O.J. Simpson’s date with a Nevada parole board Thursday is quickly approaching national obsession status, reminiscent of his double murder trial, dubbed the Trial of the Century.
“In a way, I’m being forced to follow it. Is this the parole hearing of the century? I guess it is. People want his release. It’s hard to understand,” Darden told the Daily News on Tuesday.
“You don’t hear this much about (Charles) Manson and his parole hearings,” he said. “This is the parole hearing of the century.”
Simpson, 70, is incarcerated at Nevada’s Lovelock Correctional Facility for robbing two memorabilia dealers at a Las Vegas casino hotel back in 2007.
Prosecutors said he led a ragtag group of armed friends into the ill-fated heist. Simpson claimed he never saw a gun and only wanted to retrieve family heirlooms stolen by a former manager.
The former football star was sentenced to nine to 33 years in 2008. He has already served more than eight years and hopes the parole board will let him walk free in October.
One of his victims, collectibles broker Alfred Beardsley, died in 2015. The other, Bruce Fromong, is expected to attend the proceeding and show support for Simpson’s release.
Though he won’t be at the hearing in person, Fred Goldman, the father of murder victim Ron Goldman, told The News he wants Simpson to remain locked up.
“I’ll be following it,” Goldman said in a brief phone interview Tuesday.
Asked if he opposed Simpson’s release, Goldman said, “Absolutely, I do.”
In a nod to public fascination with Simpson’s saga, Nevada officials said the Thursday hearing will be streamed live, with a decision from the four-member board expected in a matter of hours, not the usual several days. If granted parole, Simpson could be released on Oct. 1.
Simpson’s best friend Tom Scotto told The News he planned to be in a conference room at the prison with Simpson on Thursday. Simpson will appear at the hearing via video conference.
He said the Heisman Trophy winner has been a “positive” force at Lovelock and deserves his freedom.
“There’s no reason he shouldn’t get (parole). He’s done everything right. He’s pretty much been a model prisoner,” Scotto said.
Scotto, 55, also scoffed at the announcement by Fox News that it hired disgraced cop Mark Fuhrman as a paid pundit for its on-air coverage of the hearing.
“He’s a racist and a convicted felon,” Scotto said of Fuhrman, referring to his perjury conviction for testifying that he hadn’t used the N-word in the previous 10 years. “Everyone saw he’s a racist on live TV.”
Fuhrman, 65, was a notorious figure during Simpson’s double murder trial.
He told jurors he found the bloody glove that seemed to connect Simpson to the murders of Nicole Brown Simpson and Ron Goldman, but then recordings surfaced in which he repeatedly used the N-word, and his credibility was shredded.
The veteran cop eventually pleaded no contest to felony perjury. He was sentenced to three years’ probation.
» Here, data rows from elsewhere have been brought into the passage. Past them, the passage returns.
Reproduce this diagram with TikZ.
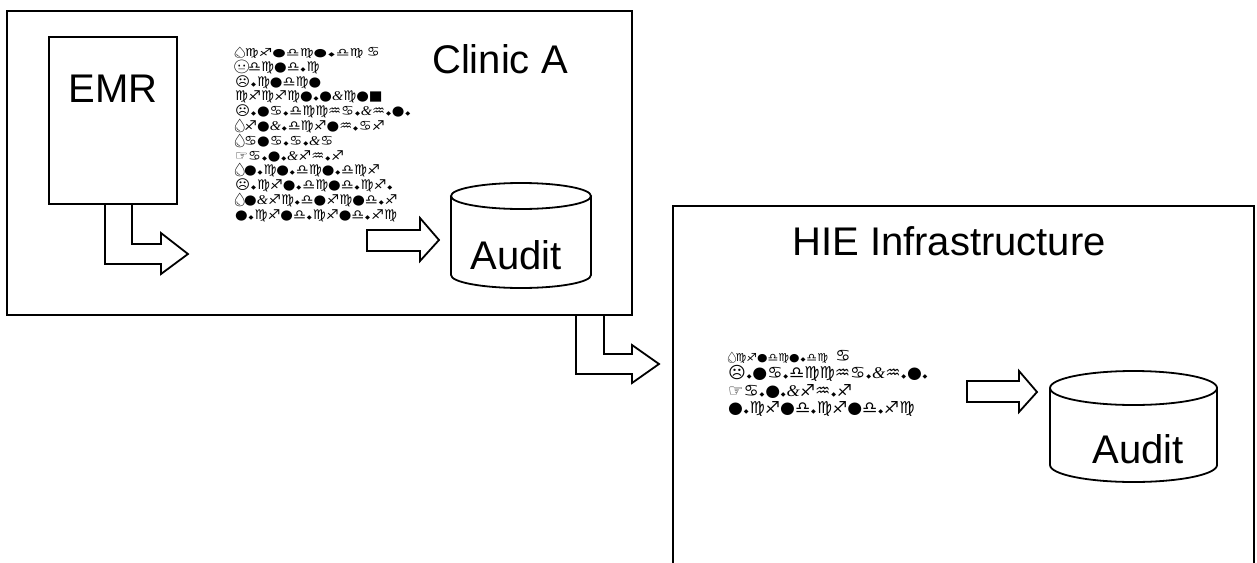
\documentclass[tikz,border=0pt]{standalone}
\usepackage{fontspec}
\usepackage{graphicx}
\setmainfont{Liberation Sans}
\newfontfamily\symf{DejaVu Sans}
\newfontfamily\emof{Noto Emoji}
\newfontfamily\serf{Liberation Serif}
\usetikzlibrary{calc}

% pictographic glyphs used in the note blocks
\newcommand\gDrop{{\emof\makebox[0.62em]{💧}}}
\newcommand\gMeh{{\emof\makebox[0.9em]{😐}}}
\newcommand\gDot{\hspace{0.8pt}{\fontsize{6}{6}\selectfont ◆}\hspace{0.8pt}}
\newcommand\gAmp{{\serf\itshape\&}}
% first note row: #1 font size, #2 horizontal stretch, #3 gap before the last sign
\newcommand\firstrow[3]{\scalebox{#2}[1]{\fontsize{#1}{#1}\selectfont\gDrop♍♐●♎♍●\gDot♎♍}\hspace{#3}♋}

% database drum drawn inside an (invisible) named node: #1 node, #2 x radius, #3 y radius
\newcommand\drum[3]{%
  \draw[outline] ($(#1.north)+(0,#3)$) ellipse [x radius=#2pt, y radius=#3pt];
  \draw[outline] ($(#1.north west)+(0,#3)$) -- ($(#1.south west)+(0,-#3)$)
    arc[start angle=180, end angle=360, x radius=#2pt, y radius=#3pt]
    -- ($(#1.north east)+(0,#3)$);
}

\begin{document}
\begin{tikzpicture}[x=1pt, y=-1pt,
  outline/.style={draw, line width=1.8pt, outer sep=0pt},
  blockarrow/.style={draw, line width=1.8pt, line join=miter},
  bigtext/.style={font=\fontsize{40}{48}\selectfont, inner sep=0pt, anchor=base},
  glyphs/.style={align=left, inner sep=0pt, anchor=north west, transform shape},
  holder/.style={inner sep=0pt, outer sep=0pt, anchor=north west}]

\useasboundingbox (0,0) rectangle (1257,562);

% containers
\node[outline, anchor=north west, minimum width=625, minimum height=304] (clinic) at (7,11) {};
\node[outline, anchor=north west, minimum width=581, minimum height=420] (hie) at (673,206) {};
\node[outline, anchor=north west, minimum width=128, minimum height=167] (emr) at (49,37) {};

% titles
\node[bigtext] (emrlbl) at (113,102) {EMR};
\node[bigtext] (clinlbl) at (500,73) {Clinic A};
\node[bigtext] (hielbl) at (949,255) {HIE Infrastructure};

% audit stores
\node[holder, minimum width=140, minimum height=105] (dbA) at (451,183) {};
\node[holder, minimum width=167, minimum height=111] (dbB) at (1050,371) {};
\drum{dbA}{70}{13}
\drum{dbB}{83.5}{17}
\node[bigtext] (dbAlbl) at (516,269) {Audit};
\node[bigtext] (dbBlbl) at (1138,463) {Audit};

% note blocks (slightly widened)
\begin{scope}[shift={(235,47)}, xscale=1.08]
\node[glyphs, font=\symf\fontsize{13.4}{14.8}\selectfont] (notesA) at (0,0) {\firstrow{11}{1.3}{3pt}\\
\gMeh♎♍●♎\gDot♍\\
☹\gDot♍●♎♍●\\
♍♐♍♐♍●\gDot●\gAmp♍●■\\
☹\gDot●♋\gDot♎♍♍♒♋\gDot\gAmp♒\gDot●\gDot\\
\gDrop♐●\gAmp\gDot♎♍♐●♒\gDot♋♐\\
\gDrop♋●♋\gDot♋\gDot\gAmp♋\\
☞♋\gDot●\gDot\gAmp♐♒\gDot♐\\
\gDrop●\gDot♍●\gDot♎♍●\gDot♎♍♐\\
☹\gDot♍♐●\gDot♎♍●♎\gDot♍♐\gDot\\
\gDrop●\gAmp♐♍\gDot♎●♐♍●♎\gDot♐\\
●\gDot♍♐●♎\gDot♍♐●♎\gDot♐♍};
\end{scope}

\begin{scope}[shift={(728,350)}, xscale=1.04]
\node[glyphs, font=\symf\fontsize{16.4}{17.5}\selectfont] (notesB) at (0,0) {\firstrow{11}{1.05}{7pt}\\
☹\gDot●♋\gDot♎♍♍♒♋\gDot\gAmp♒\gDot●\gDot\\
☞♋\gDot●\gDot\gAmp♐♒\gDot♐\\
●\gDot♍♐●♎\gDot♍♐●♎\gDot♐♍};
\end{scope}

% flows
\draw[blockarrow] (105,0 |- emr.south) -- (105,264) -- (161,264) -- (161,274)
  -- (188,254) -- (161,233) -- (161,244) -- (132,244) -- (132,0 |- emr.south);
\draw[blockarrow] (367,230) -- (420,230) -- (420,218) -- (439,240)
  -- (420,261) -- (420,251) -- (367,251) -- cycle;
\draw[blockarrow] (576,0 |- clinic.south) -- (576,374) -- (632,374) -- (632,383)
  -- (659,364) -- (632,345) -- (632,354) -- (604,354) -- (604,0 |- clinic.south);
\draw[blockarrow] (967,381) -- (1019,381) -- (1019,371) -- (1037,392)
  -- (1019,412) -- (1019,402) -- (967,402) -- cycle;
\end{tikzpicture}
\end{document}
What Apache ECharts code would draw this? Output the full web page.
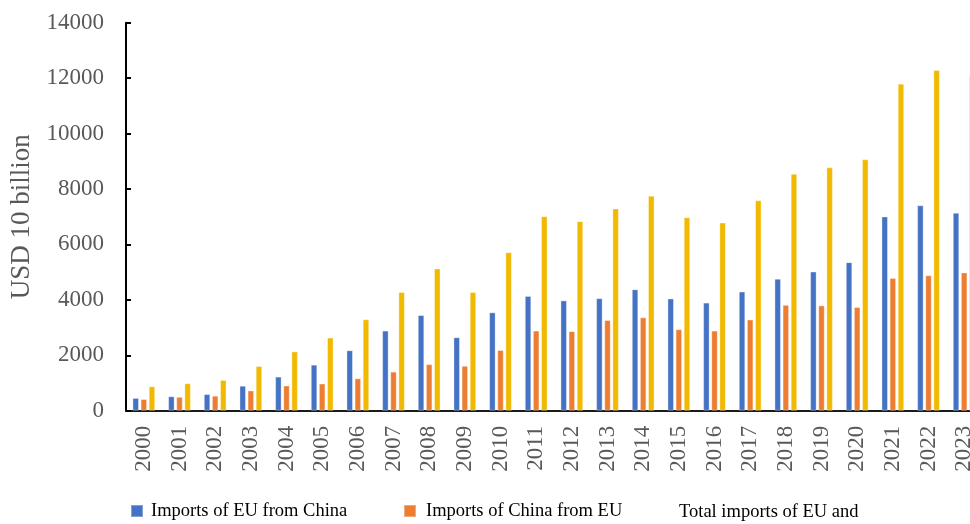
<!DOCTYPE html>
<html>
<head>
<meta charset="utf-8">
<script src="https://cdn.jsdelivr.net/npm/echarts@6/dist/echarts.min.js"></script>
<style>
  html, body { margin: 0; padding: 0; background: #ffffff; }
  #chart { width: 970px; height: 524px; }
</style>
</head>
<body>
<div id="chart"></div>
<script>
// EU–China trade, USD 10 billion
const years = ['2000','2001','2002','2003','2004','2005','2006','2007','2008','2009','2010','2011',
               '2012','2013','2014','2015','2016','2017','2018','2019','2020','2021','2022','2023'];
const euFromChina = [460, 520, 600, 900, 1230, 1660, 2180, 2890, 3450, 2650, 3550, 4140,
                     3980, 4060, 4380, 4050, 3900, 4300, 4760, 5020, 5360, 7010, 7410, 7140];
const chinaFromEu = [420, 500, 540, 730, 910, 980, 1170, 1410, 1680, 1620, 2190, 2890,
                     2870, 3270, 3370, 2940, 2890, 3290, 3820, 3800, 3740, 4790, 4890, 4990];
const totalImports = [880, 990, 1110, 1610, 2140, 2640, 3300, 4280, 5130, 4280, 5720, 7020,
                      6840, 7300, 7760, 6980, 6790, 7590, 8550, 8780, 9070, 11800, 12290, 12100];
const yTicks = { min: 0, max: 14000, interval: 2000 };

const seriesNames = ['Imports of EU from China', 'Imports of China from EU', 'Total imports of EU and China'];
const colors = ['#4472C4', '#ED7D31', '#F1B900'];
const serif = '"Liberation Serif", "Times New Roman", serif';

const chart = echarts.init(document.getElementById('chart'), null, { renderer: 'canvas' });

function bar(name, data, color) {
  return {
    name: name,
    type: 'bar',
    data: data,
    barWidth: 6.5,
    barGap: '25%',
    itemStyle: { color: color, borderColor: 'rgba(255,255,255,0.35)', borderWidth: 1 },
    emphasis: { disabled: true }
  };
}

const legendBase = {
  orient: 'horizontal',
  padding: 0,
  itemWidth: 12,
  itemHeight: 12,
  icon: 'rect',
  selectedMode: false
};

chart.setOption({
  animation: false,
  backgroundColor: '#ffffff',
  color: colors,
  // the plot runs past the right edge, so the last year is cut off
  grid: { left: 126, top: 22.7, width: 856, height: 388, containLabel: false, outerBoundsMode: 'none' },
  legend: [
    Object.assign({}, legendBase, {
      left: 130, top: 501.5,
      data: [seriesNames[0]],
      textStyle: { fontFamily: serif, fontSize: 18.5, color: '#000000', padding: [0, 0, 0, 3] }
    }),
    Object.assign({}, legendBase, {
      left: 403, top: 501.5,
      data: [seriesNames[1]],
      textStyle: { fontFamily: serif, fontSize: 18.5, color: '#000000', padding: [8, 0, 0, 5] }
    }),
    Object.assign({}, legendBase, {
      left: 661, top: 501,
      data: [{ name: seriesNames[2], itemStyle: { opacity: 0 } }],
      formatter: function () { return 'Total imports of EU and\nChina'; },
      textStyle: { fontFamily: serif, fontSize: 18.5, lineHeight: 22, color: '#000000' }
    })
  ],
  xAxis: {
    type: 'category',
    data: years,
    axisLine: { show: true, lineStyle: { color: '#1a1a1a', width: 2 } },
    axisTick: { show: false },
    axisLabel: {
      rotate: 90,
      margin: 15,
      fontFamily: serif,
      fontSize: 23,
      color: '#595959',
      interval: 0,
      hideOverlap: false
    },
    splitLine: { show: false }
  },
  yAxis: {
    type: 'value',
    min: yTicks.min,
    max: yTicks.max,
    interval: yTicks.interval,
    name: 'USD 10 billion',
    nameLocation: 'middle',
    nameGap: 90,
    nameTextStyle: { fontFamily: serif, fontSize: 27, color: '#595959' },
    axisLine: { show: true, lineStyle: { color: '#000000', width: 2 } },
    axisTick: { show: true, inside: true, length: 5, lineStyle: { color: '#000000', width: 2 } },
    axisLabel: {
      margin: 22, fontFamily: serif, fontSize: 23, color: '#595959',
      formatter: function (v) { return String(v); }
    },
    splitLine: { show: false }
  },
  series: [
    bar(seriesNames[0], euFromChina, colors[0]),
    bar(seriesNames[1], chinaFromEu, colors[1]),
    bar(seriesNames[2], totalImports, colors[2])
  ]
});
</script>
</body>
</html>
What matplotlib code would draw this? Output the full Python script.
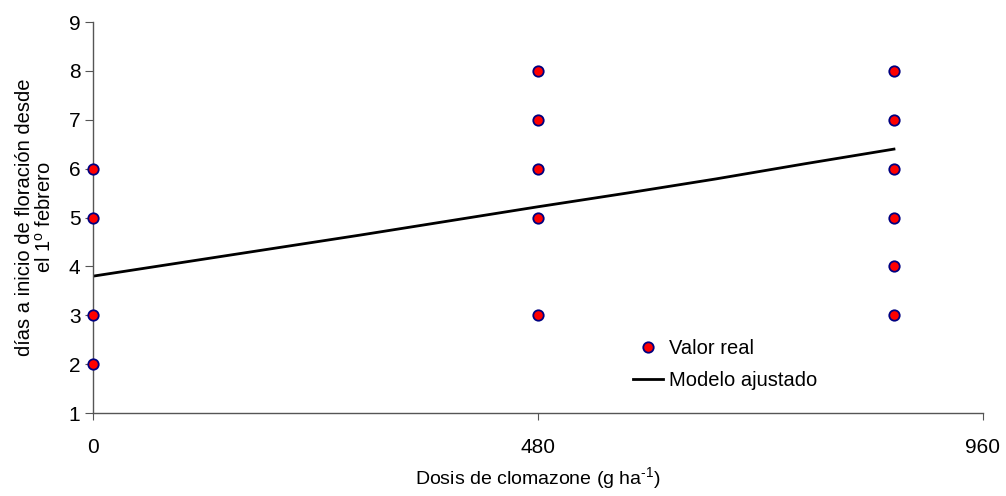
import matplotlib
matplotlib.use("Agg")
import matplotlib.pyplot as plt

plt.rcParams['font.family'] = ['Liberation Sans', 'DejaVu Sans']
plt.rcParams['mathtext.fontset'] = 'custom'
plt.rcParams['mathtext.rm'] = 'Liberation Sans'
plt.rcParams['mathtext.it'] = 'Liberation Sans:italic'

# observed values
dose_obs = [0, 0, 0, 0, 480, 480, 480, 480, 480, 864, 864, 864, 864, 864, 864]
days_obs = [2, 3, 5, 6, 3, 5, 6, 7, 8, 3, 4, 5, 6, 7, 8]

# fitted model line
dose_fit = [0, 96, 192, 288, 384, 480, 576, 672, 768, 864]
days_fit = [3.8, 4.08, 4.36, 4.64, 4.93, 5.22, 5.5, 5.79, 6.1, 6.4]

xticks = [0, 480, 960]
yticks = [1, 2, 3, 4, 5, 6, 7, 8, 9]

fig = plt.figure(figsize=(10.06, 4.96), dpi=100)
ax = fig.add_axes([0.0924, 0.1673, 0.8847, 0.7883])

ax.plot(dose_obs, days_obs, 'o', ms=7.5, mfc='#ff0000', mec='#000080', mew=1.3,
        label='Valor real', zorder=3, clip_on=False)
ax.plot(dose_fit, days_fit, '-', color='black', lw=2, label='Modelo ajustado')

ax.set_xlim(0, 960)
ax.set_ylim(1, 9)
ax.set_xticks(xticks)
ax.set_yticks(yticks)
for s in ['top', 'right']:
    ax.spines[s].set_visible(False)
for s in ['left', 'bottom']:
    ax.spines[s].set_color('#555555')
    ax.spines[s].set_linewidth(1)
ax.tick_params(axis='y', length=6, color='#555555', labelsize=15, pad=3)
ax.tick_params(axis='x', length=5, color='#555555', labelsize=15, pad=13)

ax.set_xlabel('Dosis de clomazone (g ha$^{\\text{-1}}$)', fontsize=14, labelpad=6)
ax.set_ylabel('días a inicio de floración desde\nel 1$^{\\mathrm{o}}$ febrero',
              fontsize=14.5, labelpad=10, linespacing=1.05)

ax.legend(loc='upper left', bbox_to_anchor=(0.5865, 0.235), frameon=False,
          fontsize=14.5, handlelength=1.5, handletextpad=0.3, labelspacing=0.65)

fig.savefig('out.png', dpi=100)
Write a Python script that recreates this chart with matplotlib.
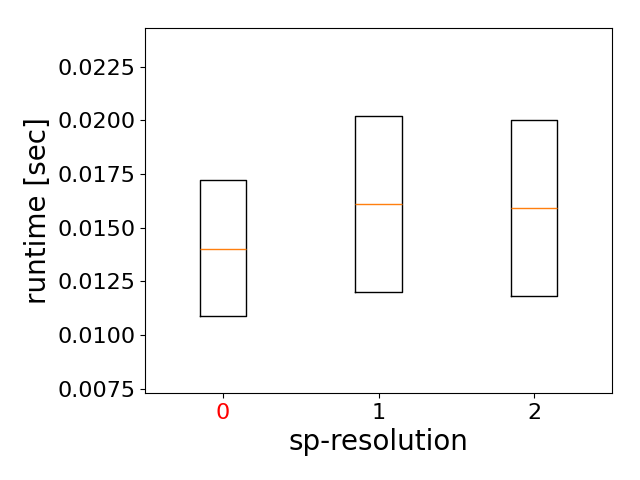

“He shouldn’t be allowed on any major news station at all,” Scotto said Tuesday. “He’s not just a convicted felon, but convicted of perjury. How can he be a serious commentator on TV, talking about any cases, let alone this one? He lied during (Simpson’s murder) trial!”
Simpson was in Vegas attending Scotto’s wedding at the time of the robbery that landed him in prison.
Fuhrman previously told The News his recorded use of the N-word didn’t reflect his true persona. He was consulting on dialogue for a movie, he said, and it was part of a dramatic character he was portraying.
“We were writing a screenplay,” he explained. “Some people say, ‘Well, you had to think those things to say them.’ Okay, I did. But I could absorb a lot of personalities and regurgitate them.”
The commissioners scheduled to quiz Simpson will be in Carson City about a two-hour drive from Simpson’s prison cell. Officials have issued more than 240 media credentials.
Simpson is expected to appear heavier and grayer than he did during his heyday as a charismatic TV pitchman, movie actor, sports commentator and inductee into the Football Hall of Fame.
Scotto said his friend is eager to resume his life on the outside.
“He wants to be near his kids,” Scotto said. “He misses his family.”
Simpson’s former lawyer Yale Galanter expects “The Juice” to be let loose, saying he has been a model prisoner with no infractions.
Galanter said that at a 2013 hearing Simpson received parole for some of his charges, including the armed robbery conviction. The parole hearing on Thursday covers the remaining counts.
The state parole board bases its decisions on points an inmate has accumulated for behavior in prison.
“Here, if you’re a model prisoner, you behave yourself, you’re not a flight risk, you get paroled,” Galanter told The News on Sunday.